**SOURCE DATA**.
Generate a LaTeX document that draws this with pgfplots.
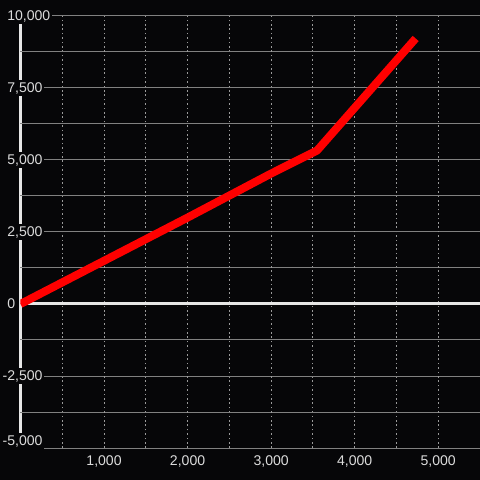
\documentclass[border=0pt]{standalone}
\usepackage{pgfplots}
\pgfplotsset{compat=1.18}
\usepackage{fontspec}
\setmainfont{Liberation Sans}
\definecolor{bg}{HTML}{060608}
\definecolor{gridc}{HTML}{808080}
\definecolor{dotc}{HTML}{9A9A9A}
\definecolor{axc}{HTML}{E6E6E6}
\definecolor{lbl}{HTML}{DCDCDC}
\begin{document}
\begin{tikzpicture}
\path[use as bounding box, fill=bg] (-0.5125cm,-0.8cm) rectangle (11.4875cm,11.2cm);
\begin{axis}[
  scale only axis,
  width=11.4875cm, height=10.8cm,
  xmin=0, xmax=5500, ymin=-5000, ymax=10000,
  scaled ticks=false,
  axis line style={draw=none},
  tick style={draw=none},
  major tick length=0pt, minor tick length=0pt,
  % x: the major tick at 0 carries the white y axis line
  xtick={0}, xticklabels={},
  minor xtick={500,1500,2500,3500,4500},
  extra x ticks={1000,2000,3000,4000,5000},
  extra x tick labels={1{,}000,2{,}000,3{,}000,4{,}000,5{,}000},
  extra x tick style={major x grid style={dotc, line width=0.025cm, dash pattern=on 0.04cm off 0.07cm}},
  ytick={-2500,0,2500,5000,7500,10000},
  yticklabels={\llap{-}2{,}500,0,2{,}500,5{,}000,7{,}500,10{,}000},
  minor ytick={-3750,-1250,1250,3750,6250,8750},
  xmajorgrids, xminorgrids, ymajorgrids, yminorgrids,
  major x grid style={axc, line width=0.075cm},
  minor x grid style={dotc, line width=0.025cm, dash pattern=on 0.04cm off 0.07cm},
  y grid style={gridc, line width=0.025cm},
  extra y ticks={-5000}, extra y tick labels={\llap{-}5{,}000},
  extra y tick style={yticklabel style={yshift=0.175cm}},
  yticklabel style={anchor=west, xshift=-0.3875cm, fill=bg, inner sep=0.05cm,
    text=lbl, font=\fontsize{10}{12}\selectfont},
  xticklabel style={anchor=north, yshift=-0.125cm, inner sep=0.05cm,
    text=lbl, font=\fontsize{10}{12}\selectfont},
]
\draw[axc, line width=0.075cm] (axis cs:0,0) -- (axis cs:5500,0);
\addplot[color=red, line width=0.2cm, line join=round] coordinates {
  (0,0) (1000,1500) (2000,3000) (3000,4530) (3550,5330) (4730,9220)
};
\end{axis}
\end{tikzpicture}
\end{document}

**PROBLEM DESCRIPTION**.
Go through the data above and transcribe it in full, omitting any image.

**SOLUTION FOR THIS TASK**.
Generate a LaTeX document that draws this with pgfplots.
\documentclass[border=0pt]{standalone}
\usepackage{pgfplots}
\pgfplotsset{compat=1.18}
\usepackage{fontspec}
\setmainfont{Liberation Sans}
\definecolor{bg}{HTML}{060608}
\definecolor{gridc}{HTML}{808080}
\definecolor{dotc}{HTML}{9A9A9A}
\definecolor{axc}{HTML}{E6E6E6}
\definecolor{lbl}{HTML}{DCDCDC}
\begin{document}
\begin{tikzpicture}
\path[use as bounding box, fill=bg] (-0.5125cm,-0.8cm) rectangle (11.4875cm,11.2cm);
\begin{axis}[
  scale only axis,
  width=11.4875cm, height=10.8cm,
  xmin=0, xmax=5500, ymin=-5000, ymax=10000,
  scaled ticks=false,
  axis line style={draw=none},
  tick style={draw=none},
  major tick length=0pt, minor tick length=0pt,
  % x: the major tick at 0 carries the white y axis line
  xtick={0}, xticklabels={},
  minor xtick={500,1500,2500,3500,4500},
  extra x ticks={1000,2000,3000,4000,5000},
  extra x tick labels={1{,}000,2{,}000,3{,}000,4{,}000,5{,}000},
  extra x tick style={major x grid style={dotc, line width=0.025cm, dash pattern=on 0.04cm off 0.07cm}},
  ytick={-2500,0,2500,5000,7500,10000},
  yticklabels={\llap{-}2{,}500,0,2{,}500,5{,}000,7{,}500,10{,}000},
  minor ytick={-3750,-1250,1250,3750,6250,8750},
  xmajorgrids, xminorgrids, ymajorgrids, yminorgrids,
  major x grid style={axc, line width=0.075cm},
  minor x grid style={dotc, line width=0.025cm, dash pattern=on 0.04cm off 0.07cm},
  y grid style={gridc, line width=0.025cm},
  extra y ticks={-5000}, extra y tick labels={\llap{-}5{,}000},
  extra y tick style={yticklabel style={yshift=0.175cm}},
  yticklabel style={anchor=west, xshift=-0.3875cm, fill=bg, inner sep=0.05cm,
    text=lbl, font=\fontsize{10}{12}\selectfont},
  xticklabel style={anchor=north, yshift=-0.125cm, inner sep=0.05cm,
    text=lbl, font=\fontsize{10}{12}\selectfont},
]
\draw[axc, line width=0.075cm] (axis cs:0,0) -- (axis cs:5500,0);
\addplot[color=red, line width=0.2cm, line join=round] coordinates {
  (0,0) (1000,1500) (2000,3000) (3000,4530) (3550,5330) (4730,9220)
};
\end{axis}
\end{tikzpicture}
\end{document}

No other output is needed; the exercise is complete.